** begin **

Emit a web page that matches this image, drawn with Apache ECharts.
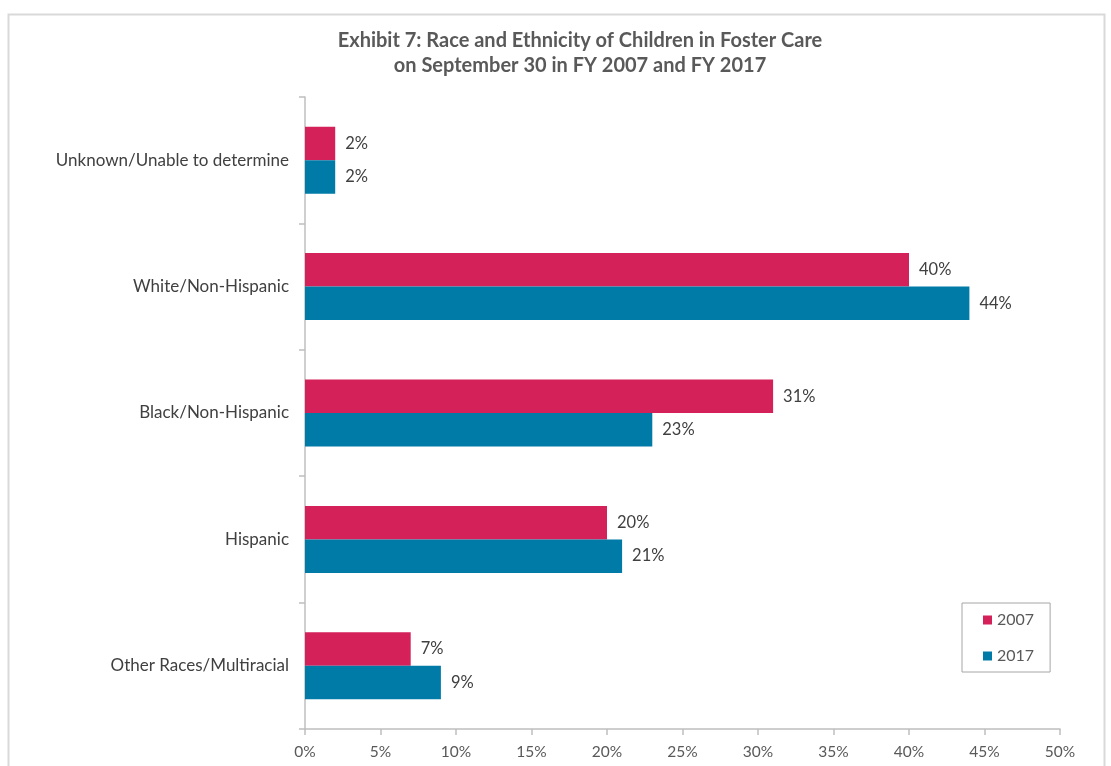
<!DOCTYPE html>
<html>
<head>
<meta charset="utf-8">
<script src="https://cdn.jsdelivr.net/npm/echarts@6/dist/echarts.min.js"></script>
<style>
html,body{margin:0;padding:0;background:#fff;}
#main{width:1111px;height:766px;}
</style>
</head>
<body>
<div id="main"></div>
<script>
const categories = ['Other Races/Multiracial', 'Hispanic', 'Black/Non-Hispanic', 'White/Non-Hispanic', 'Unknown/Unable to determine'];
const values2007 = [7, 20, 31, 40, 2];
const values2017 = [9, 21, 23, 44, 2];
const xTicks = [0, 5, 10, 15, 20, 25, 30, 35, 40, 45, 50];

const chart = echarts.init(document.getElementById('main'));
const font = 'Lato, "Open Sans", sans-serif';
const option = {
  animation: false,
  textStyle: { fontFamily: font },
  graphic: [{
    type: 'rect', z: -1, silent: true,
    shape: { x: 8.5, y: 14.5, width: 1096, height: 800 },
    style: { fill: 'none', stroke: '#d9d9d9', lineWidth: 2 }
  }],
  title: {
    text: 'Exhibit 7: Race and Ethnicity of Children in Foster Care\non September 30 in FY 2007 and FY 2017',
    left: 575, top: 23, textAlign: 'center',
    textStyle: { fontFamily: font, fontSize: 20, fontWeight: 'bold', color: '#595959', lineHeight: 25 }
  },
  legend: {
    orient: 'vertical',
    left: 962, top: 603,
    padding: [9, 16, 8, 21],
    itemGap: 20,
    borderColor: '#a6a6a6', borderWidth: 1,
    itemWidth: 9, itemHeight: 9,
    icon: 'rect',
    data: ['2007', '2017'],
    textStyle: { fontFamily: font, fontSize: 16, color: '#595959' }
  },
  grid: { left: 305, right: 51, top: 97, bottom: 37, containLabel: false },
  xAxis: {
    type: 'value', min: 0, max: 50, interval: 5,
    axisLine: { show: true, lineStyle: { color: '#bfbfbf', width: 1.5 } },
    axisTick: { show: true, length: 6, lineStyle: { color: '#bfbfbf', width: 1.5 } },
    splitLine: { show: false },
    axisLabel: { formatter: v => xTicks.includes(v) ? v + '%' : '', fontSize: 15.5, color: '#595959', margin: 15, fontFamily: font }
  },
  yAxis: {
    type: 'category', data: categories,
    axisLine: { show: true, lineStyle: { color: '#bfbfbf', width: 1.5 } },
    axisTick: { show: true, length: 6, lineStyle: { color: '#bfbfbf', width: 1.5 } },
    axisLabel: { fontSize: 17, color: '#404040', margin: 16, fontFamily: font }
  },
  series: [
    {
      name: '2007', type: 'bar', data: values2007,
      barCategoryGap: '47%', barGap: '0%',
      itemStyle: { color: '#D4215A' },
      label: { show: true, position: 'right', formatter: '{c}%', fontSize: 16.5, color: '#404040', distance: 10, fontFamily: font }
    },
    {
      name: '2017', type: 'bar', data: values2017,
      barCategoryGap: '47%', barGap: '0%',
      itemStyle: { color: '#007BA7' },
      label: { show: true, position: 'right', formatter: '{c}%', fontSize: 16.5, color: '#404040', distance: 10, fontFamily: font }
    }
  ]
};
chart.setOption(option);
</script>
</body>
</html>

** end **

_TASK PROMPT_
The listing above must be printed again exactly, minus its pictures.

_THE OUTPUT_
Emit a web page that matches this image, drawn with Apache ECharts.
<!DOCTYPE html>
<html>
<head>
<meta charset="utf-8">
<script src="https://cdn.jsdelivr.net/npm/echarts@6/dist/echarts.min.js"></script>
<style>
html,body{margin:0;padding:0;background:#fff;}
#main{width:1111px;height:766px;}
</style>
</head>
<body>
<div id="main"></div>
<script>
const categories = ['Other Races/Multiracial', 'Hispanic', 'Black/Non-Hispanic', 'White/Non-Hispanic', 'Unknown/Unable to determine'];
const values2007 = [7, 20, 31, 40, 2];
const values2017 = [9, 21, 23, 44, 2];
const xTicks = [0, 5, 10, 15, 20, 25, 30, 35, 40, 45, 50];

const chart = echarts.init(document.getElementById('main'));
const font = 'Lato, "Open Sans", sans-serif';
const option = {
  animation: false,
  textStyle: { fontFamily: font },
  graphic: [{
    type: 'rect', z: -1, silent: true,
    shape: { x: 8.5, y: 14.5, width: 1096, height: 800 },
    style: { fill: 'none', stroke: '#d9d9d9', lineWidth: 2 }
  }],
  title: {
    text: 'Exhibit 7: Race and Ethnicity of Children in Foster Care\non September 30 in FY 2007 and FY 2017',
    left: 575, top: 23, textAlign: 'center',
    textStyle: { fontFamily: font, fontSize: 20, fontWeight: 'bold', color: '#595959', lineHeight: 25 }
  },
  legend: {
    orient: 'vertical',
    left: 962, top: 603,
    padding: [9, 16, 8, 21],
    itemGap: 20,
    borderColor: '#a6a6a6', borderWidth: 1,
    itemWidth: 9, itemHeight: 9,
    icon: 'rect',
    data: ['2007', '2017'],
    textStyle: { fontFamily: font, fontSize: 16, color: '#595959' }
  },
  grid: { left: 305, right: 51, top: 97, bottom: 37, containLabel: false },
  xAxis: {
    type: 'value', min: 0, max: 50, interval: 5,
    axisLine: { show: true, lineStyle: { color: '#bfbfbf', width: 1.5 } },
    axisTick: { show: true, length: 6, lineStyle: { color: '#bfbfbf', width: 1.5 } },
    splitLine: { show: false },
    axisLabel: { formatter: v => xTicks.includes(v) ? v + '%' : '', fontSize: 15.5, color: '#595959', margin: 15, fontFamily: font }
  },
  yAxis: {
    type: 'category', data: categories,
    axisLine: { show: true, lineStyle: { color: '#bfbfbf', width: 1.5 } },
    axisTick: { show: true, length: 6, lineStyle: { color: '#bfbfbf', width: 1.5 } },
    axisLabel: { fontSize: 17, color: '#404040', margin: 16, fontFamily: font }
  },
  series: [
    {
      name: '2007', type: 'bar', data: values2007,
      barCategoryGap: '47%', barGap: '0%',
      itemStyle: { color: '#D4215A' },
      label: { show: true, position: 'right', formatter: '{c}%', fontSize: 16.5, color: '#404040', distance: 10, fontFamily: font }
    },
    {
      name: '2017', type: 'bar', data: values2017,
      barCategoryGap: '47%', barGap: '0%',
      itemStyle: { color: '#007BA7' },
      label: { show: true, position: 'right', formatter: '{c}%', fontSize: 16.5, color: '#404040', distance: 10, fontFamily: font }
    }
  ]
};
chart.setOption(option);
</script>
</body>
</html>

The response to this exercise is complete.